Storage Selection – Meeting Performance Objectives – SAP-C02 Study Guide

Storage Selection

Selecting the optimal storage for your solution depends on multiple factors. First, how do you plan to access the storage? Do you require block-level, file-level, or object-level access? Have you identified the storage access patterns your solution requires (random or sequential)? How much throughput do you need? What is the frequency of access (online, offline, archival)? What is the storage update required ? Is it of the Write-Once-Read-Many (WORM) type, or is it more dynamic? Are there any availability and durability constraints?

There are multiple types of storage solutions available on AWS, so selecting the right storage solution for the right usage is paramount to optimizing performance. And, most likely, your solution will leverage multiple storage solutions according to its needs.

The following presents a brief overview of the various storage options on AWS.

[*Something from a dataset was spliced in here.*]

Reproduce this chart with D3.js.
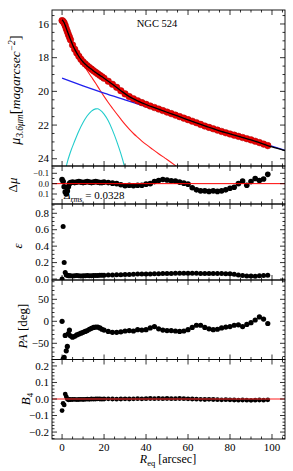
<!DOCTYPE html>
<html><head><meta charset="utf-8">
<script src="https://cdn.jsdelivr.net/npm/d3@7"></script>
<style>
body{margin:0;background:#fff}
svg{display:block}
text{font-family:"Liberation Serif","Times New Roman",serif;fill:#000}
</style>
</head><body>
<svg id="c" width="293" height="471"></svg>
<script>
// ---------- DATA ----------
const radii = [0,0.5,1,1.5,2,2.5,3,3.5,4,5,6,7,8,9,10,11,12,13,14,15,16,17,18,19,20,
  22,24,26,28,30,32,34,36,38,40,42,44,46,48,50,52,54,56,58,60,62,64,66,68,70,72,74,76,78,80,82,84,86,88,90,92,94,96,98];

const muData = [15.8,15.85,15.95,16.1,16.28,16.45,16.62,16.78,16.94,17.25,17.5,17.72,17.92,18.1,18.25,18.37,18.48,18.58,18.68,18.78,18.87,18.96,19.05,19.13,19.22,
  19.4,19.58,19.76,19.96,20.15,20.31,20.44,20.56,20.67,20.77,20.87,20.96,21.05,21.14,21.23,21.32,21.41,21.5,21.59,21.68,21.77,21.86,21.96,22.06,22.14,22.22,22.3,22.38,22.46,22.53,22.6,22.67,22.74,22.81,22.88,22.96,23.04,23.13,23.22];

const residual = [-0.04,-0.02,0.03,0.08,0.1,0.07,0.03,0.0,-0.01,-0.015,-0.01,-0.015,-0.02,-0.015,-0.01,-0.015,-0.02,-0.015,-0.01,-0.015,-0.02,-0.015,-0.01,-0.01,-0.015,
  -0.01,-0.005,0.0,0.01,0.02,0.015,0.02,0.015,0.015,0.005,0.0,-0.02,-0.03,-0.04,-0.035,-0.028,-0.025,-0.015,-0.005,0.005,0.04,0.06,0.07,0.07,0.075,0.07,0.075,0.07,0.06,0.045,0.035,0.0,-0.025,0.015,-0.02,-0.05,-0.03,-0.045,-0.09];

const ellip = [0.0,0.64,0.2,0.08,0.05,0.045,0.04,0.04,0.04,0.038,0.04,0.042,0.04,0.038,0.04,0.04,0.042,0.04,0.04,0.042,0.043,0.044,0.045,0.045,0.046,
  0.048,0.05,0.052,0.053,0.055,0.056,0.058,0.06,0.06,0.06,0.062,0.063,0.065,0.066,0.067,0.068,0.069,0.07,0.07,0.07,0.07,0.069,0.068,0.068,0.067,0.067,0.066,0.066,0.065,0.064,0.058,0.05,0.042,0.038,0.036,0.035,0.04,0.042,0.045];

const posAngle = [0,-86,-82,-32,-67,-57,-28,-20,-33,-36,-34,-31,-29,-27,-25,-23,-21,-18,-16,-14,-13,-13,-15,-18,-20,
  -23,-25,-25,-24,-22,-21,-22,-19,-20,-19,-15,-12,-17,-20,-21,-21,-22,-23,-22,-19,-14,-9,-9,-14,-17,-19,-18,-15,-13,-12,-9,-8,-12,-7,-3,3,10,5,-5];

const b4 = [-0.07,-0.026,-0.036,0.03,0.014,0.0,-0.005,-0.003,-0.004,-0.003,-0.002,-0.004,-0.003,-0.002,-0.003,-0.002,-0.001,-0.002,0.0,-0.001,0.0,0.001,0.0,-0.001,0.0,
  0.001,0.0,-0.001,0.0,0.001,0.0,0.001,0.002,0.001,0.002,0.003,0.002,0.003,0.002,0.003,0.002,0.002,0.003,0.002,0.001,0.0,-0.001,-0.002,-0.003,-0.002,-0.003,-0.004,-0.005,-0.004,-0.005,-0.006,-0.007,-0.006,-0.007,-0.008,-0.007,-0.006,-0.007,-0.005];

// model components
const modelR  = [0,1,2,3,4,5,6,8,10,12,14,16,18,20,24,28,32,36,40,45,50,55,60,65,70,75,80,85,90,95,100,106.2];
const modelMu = [15.75,15.93,16.26,16.6,16.92,17.23,17.49,17.93,18.26,18.49,18.69,18.88,19.05,19.22,19.58,19.96,20.31,20.56,20.78,21.01,21.24,21.46,21.69,21.92,22.13,22.34,22.52,22.7,22.88,23.09,23.3,23.52];

const bulgeR  = [0,1,2,3,4,5,6,8,10,12,14,16,18,20,22,24,26,28,30,32,34,36,38,40,43,46,49,52,55];
const bulgeMu = [15.75,15.92,16.2,16.52,16.85,17.2,17.45,17.93,18.38,18.78,19.15,19.52,19.92,20.3,20.66,21.0,21.33,21.65,21.96,22.24,22.5,22.73,22.95,23.15,23.43,23.7,23.96,24.22,24.5];

const diskR  = [0,10,20,30,40,50,60,70,80,90,98,106.2];
const diskMu = [19.22,19.67,20.1,20.5,20.9,21.3,21.7,22.1,22.48,22.86,23.18,23.5];

const barR  = [1.6,2.2,4,6,8,10,12,14,16,17,18,20,22,24,26,28,29.5,30.2];
const barMu = [24.7,24.35,23.6,22.95,22.35,21.85,21.45,21.17,21.04,21.03,21.1,21.35,21.75,22.3,22.95,23.7,24.35,24.7];

// tick labels
const xTicks = [0,20,40,60,80,100];
const muTicks = [16,18,20,22,24];
const resTicks = [-0.1,0.0,0.1];
const eTicks = [0.0,0.2,0.4,0.6,0.8];
const paTicks = [-50,0,50];
const b4Ticks = [-0.2,-0.1,0.0,0.1,0.2];

// ---------- LAYOUT ----------
const svg = d3.select("#c");
const L = 52, Rr = 285;
const x = d3.scaleLinear().domain([-4.8,106.2]).range([L,Rr]);

const panels = [
  {id:"mu",  top:10,    bot:166,   dom:[15.17,24.43], inv:true,  ticks:muTicks, minor:0.5, fmt:d3.format("d"), fs:11},
  {id:"res", top:166,   bot:204,   dom:[-0.1705,0.1966], inv:true, ticks:resTicks, minor:0.05, fmt:d3.format(".1f"), fs:8.5},
  {id:"e",   top:204,   bot:280,   dom:[-0.012,0.913], inv:false, ticks:eTicks, minor:0.05, fmt:d3.format(".1f"), fs:11},
  {id:"pa",  top:280,   bot:359.5, dom:[-86.8,93.9], inv:false, ticks:paTicks, minor:10, fmt:d3.format("d"), fs:11},
  {id:"b4",  top:359.5, bot:439,   dom:[-0.242,0.239], inv:false, ticks:b4Ticks, minor:0.02, fmt:d3.format(".1f"), fs:11}
];
panels.forEach(p=>{
  p.y = d3.scaleLinear().domain(p.dom).range(p.inv ? [p.top,p.bot] : [p.bot,p.top]);
  const cp = svg.append("clipPath").attr("id","clip-"+p.id);
  cp.append("rect").attr("x",L).attr("y",p.top).attr("width",Rr-L).attr("height",p.bot-p.top);
  p.g = svg.append("g").attr("clip-path","url(#clip-"+p.id+")");
});
const P = Object.fromEntries(panels.map(p=>[p.id,p]));

// ---------- MAIN PANEL ----------
const pm = P.mu;
const lineOf = (xs,ys,sc)=> d3.line().x((d,i)=>x(xs[i])).y((d,i)=>sc(ys[i])).curve(d3.curveMonotoneX)(xs);

pm.g.append("path").attr("d",lineOf(barR,barMu,pm.y)).attr("fill","none").attr("stroke","#22cccc").attr("stroke-width",1.1);
pm.g.append("path").attr("d",lineOf(bulgeR,bulgeMu,pm.y)).attr("fill","none").attr("stroke","#ff2020").attr("stroke-width",1.1);
pm.g.append("path").attr("d",lineOf(diskR,diskMu,pm.y)).attr("fill","none").attr("stroke","#2020ee").attr("stroke-width",1.3);
pm.g.selectAll("circle.d").data(radii).join("circle")
  .attr("cx",(d)=>x(d)).attr("cy",(d,i)=>pm.y(muData[i])).attr("r",3.3)
  .attr("fill","#ee0000").attr("stroke","#aa0000").attr("stroke-width",0.5);
pm.g.append("path").attr("d",lineOf(modelR,modelMu,pm.y)).attr("fill","none").attr("stroke","#000").attr("stroke-width",1.3);

svg.append("text").attr("x",157).attr("y",27).attr("text-anchor","middle").attr("font-size",10.5).text("NGC 524");

// ---------- RESIDUALS ----------
const blackDots = (p, vals, r)=>{
  p.g.selectAll("circle.k").data(radii).join("circle")
    .attr("cx",d=>x(d)).attr("cy",(d,i)=>p.y(vals[i])).attr("r",r).attr("fill","#000");
};
blackDots(P.res, residual, 2.8);
P.res.g.append("line").attr("x1",L).attr("x2",Rr).attr("y1",P.res.y(0)).attr("y2",P.res.y(0)).attr("stroke","#ff0000").attr("stroke-width",1);
const t = svg.append("text").attr("x",64).attr("y",199).attr("font-size",11);
t.append("tspan").attr("font-style","italic").text("Δ");
t.append("tspan").attr("font-style","italic").attr("font-size",8).attr("dy",2.5).text("rms");
t.append("tspan").attr("dy",-2.5).text(" = 0.0328");

blackDots(P.e, ellip, 2.5);
blackDots(P.pa, posAngle, 2.6);
blackDots(P.b4, b4, 2.4);
P.b4.g.append("line").attr("x1",L).attr("x2",Rr).attr("y1",P.b4.y(0)).attr("y2",P.b4.y(0)).attr("stroke","rgba(255,40,40,0.7)").attr("stroke-width",1.3);

// ---------- AXES / FRAMES ----------
const xMinor = d3.range(-0,106,5);
panels.forEach(p=>{
  const g = svg.append("g").attr("stroke","#000").attr("stroke-width",0.8);
  xMinor.forEach(v=>{
    const len = (v%20===0)?5:2.5;
    g.append("line").attr("x1",x(v)).attr("x2",x(v)).attr("y1",p.bot).attr("y2",p.bot-len);
    g.append("line").attr("x1",x(v)).attr("x2",x(v)).attr("y1",p.top).attr("y2",p.top+len);
  });
  const lo = Math.min(...p.dom), hi = Math.max(...p.dom);
  const start = Math.ceil(lo/p.minor - 1e-6);
  for(let k=start; k*p.minor<=hi+1e-9; k++){
    const v = +(k*p.minor).toFixed(6);
    const isMajor = p.ticks.some(tk=>Math.abs(tk-v)<1e-6);
    const len = isMajor?5:2.5;
    const yy = p.y(v);
    g.append("line").attr("x1",L).attr("x2",L+len).attr("y1",yy).attr("y2",yy);
    g.append("line").attr("x1",Rr).attr("x2",Rr-len).attr("y1",yy).attr("y2",yy);
  }
  svg.append("rect").attr("x",L).attr("y",p.top).attr("width",Rr-L).attr("height",p.bot-p.top)
    .attr("fill","none").attr("stroke","#000").attr("stroke-width",0.9);
  p.ticks.forEach(v=>{
    svg.append("text").attr("x",49).attr("y",p.y(v)+p.fs*0.34).attr("text-anchor","end").attr("font-size",p.fs).text(p.fmt(v));
  });
});
xTicks.forEach(v=>{
  svg.append("text").attr("x",x(v)).attr("y",451).attr("text-anchor","middle").attr("font-size",11).text(v);
});

// x title
const xt = svg.append("text").attr("x",168).attr("y",463).attr("text-anchor","middle").attr("font-size",12);
xt.append("tspan").attr("font-style","italic").text("R");
xt.append("tspan").attr("font-size",8.5).attr("dy",2.5).text("eq");
xt.append("tspan").attr("dy",-2.5).text(" [arcsec]");

// y titles
const yl = (xx,yy)=> svg.append("text").attr("transform",`translate(${xx},${yy}) rotate(-90)`).attr("text-anchor","middle");
const m = yl(20,90).attr("font-size",13.5);
m.append("tspan").attr("font-style","italic").attr("font-size",14).text("μ");
m.append("tspan").attr("font-size",9.5).attr("dy",3).attr("font-style","italic").text("3.6");
m.append("tspan").attr("font-size",9.5).attr("font-style","italic").text("μm");
m.append("tspan").attr("dy",-3).attr("font-size",15).text("[");
m.append("tspan").attr("font-style","italic").text("magarcsec");
m.append("tspan").attr("font-size",9.5).attr("dy",-5).attr("font-style","italic").text("−2");
m.append("tspan").attr("dy",5).attr("font-size",15).text("]");

const dm = yl(17,185).attr("font-size",13);
dm.append("tspan").text("Δ");
dm.append("tspan").attr("font-style","italic").text("μ");

yl(22,246).attr("font-size",13).attr("font-style","italic").text("ε");

const pa = yl(27,326).attr("font-size",13);
pa.append("tspan").attr("font-style","italic").text("PA");
pa.append("tspan").text(" [deg]");

const bb = yl(30,399).attr("font-size",13);
bb.append("tspan").attr("font-style","italic").text("B");
bb.append("tspan").attr("font-size",9).attr("dy",2.5).text("4");
</script>
</body></html>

Amazon Elastic Block Store (EBS) delivers block-level storage for EC2 instances. It offers storage volumes backed either by Solid State Drives (SSDs), for very low-latency and Input/Output Per Second (IOPS)-intensive workloads, or Hard Disk Drives (sHDDs), for throughput-intensive workloads. EBS volumes can be attached to an EC2 instance and then used to support a filesystem, a database, or anything else that can make use of a block device (think of it as a hard drive). EBS volumes come in different flavors, and it’s important to understand their characteristics before picking one up for your workload:

  • General Purpose SSD volumes (gp2, gp3) provide a good balance between price and performance for many workloads. They are your best bet to get started when your workload does not have a behavior that directly points to one of the other types mentioned in this list. They can be used for anything really, from filesystems to databases.
  • Provisioned IOPS SSD volumes (io1, io2, io2 Block Express) are designed for I/O-intensive workloads. They provide consistent IOPS and can predictably scale to tens of thousands of IOPS per volume.
  • Throughput Optimized HDD volumes (st1) provide low-cost magnetic storage for throughput-intensive workloads. This makes st1 volumes ideal for workloads accessing large volumes of data sequentially, such as big data, Extract, Transform, and Load (ETL), data warehouses, and log processing.
  • Cold HDD volumes (sc1) offer even lower-cost magnetic storage for throughput-intensive workloads manipulating cold data. Providing a lower throughput than st1 volumes, sc1 volumes are ideal for workloads requiring infrequent access to large volumes of data sequentially when keeping costs low is the driving factor.

As for all things on AWS, you should monitor the performance of your workload and the components it uses. Leverage EBS metrics such as VolumeTotalReadTime, VolumeTotalWriteTime, VolumeReadOps, and VolumeWriteOps, as well as VolumeQueueLength, to understand whether your workload suffers from storage latency. Check VolumeReadOps and VolumeWriteOps to make sure you stay below the IOPS limit for your EBS volume. These metrics should give you an initial understanding of whether you are making the most of your EBS volume performance. If you are too close to your IOPS limit or, even worse, get throttled because you reach it repeatedly, you either need to limit the IOPS of your workload or increase your volume IOPS limit. The latter will require you to either increase the EBS volume size, unless you have already reached the max IOPS supported by your specific EBS volume type, or possibly to change the EBS volume type, for instance, from a gp2 to a gp3 volume type, or even to an io2 volume type depending on the situation.

Likewise, monitor VolumeReadBytes and VolumeWriteBytes to make sure that you get enough throughput from your EBS volumes, and understand whether you might benefit from either a larger volume or a different type with higher throughput.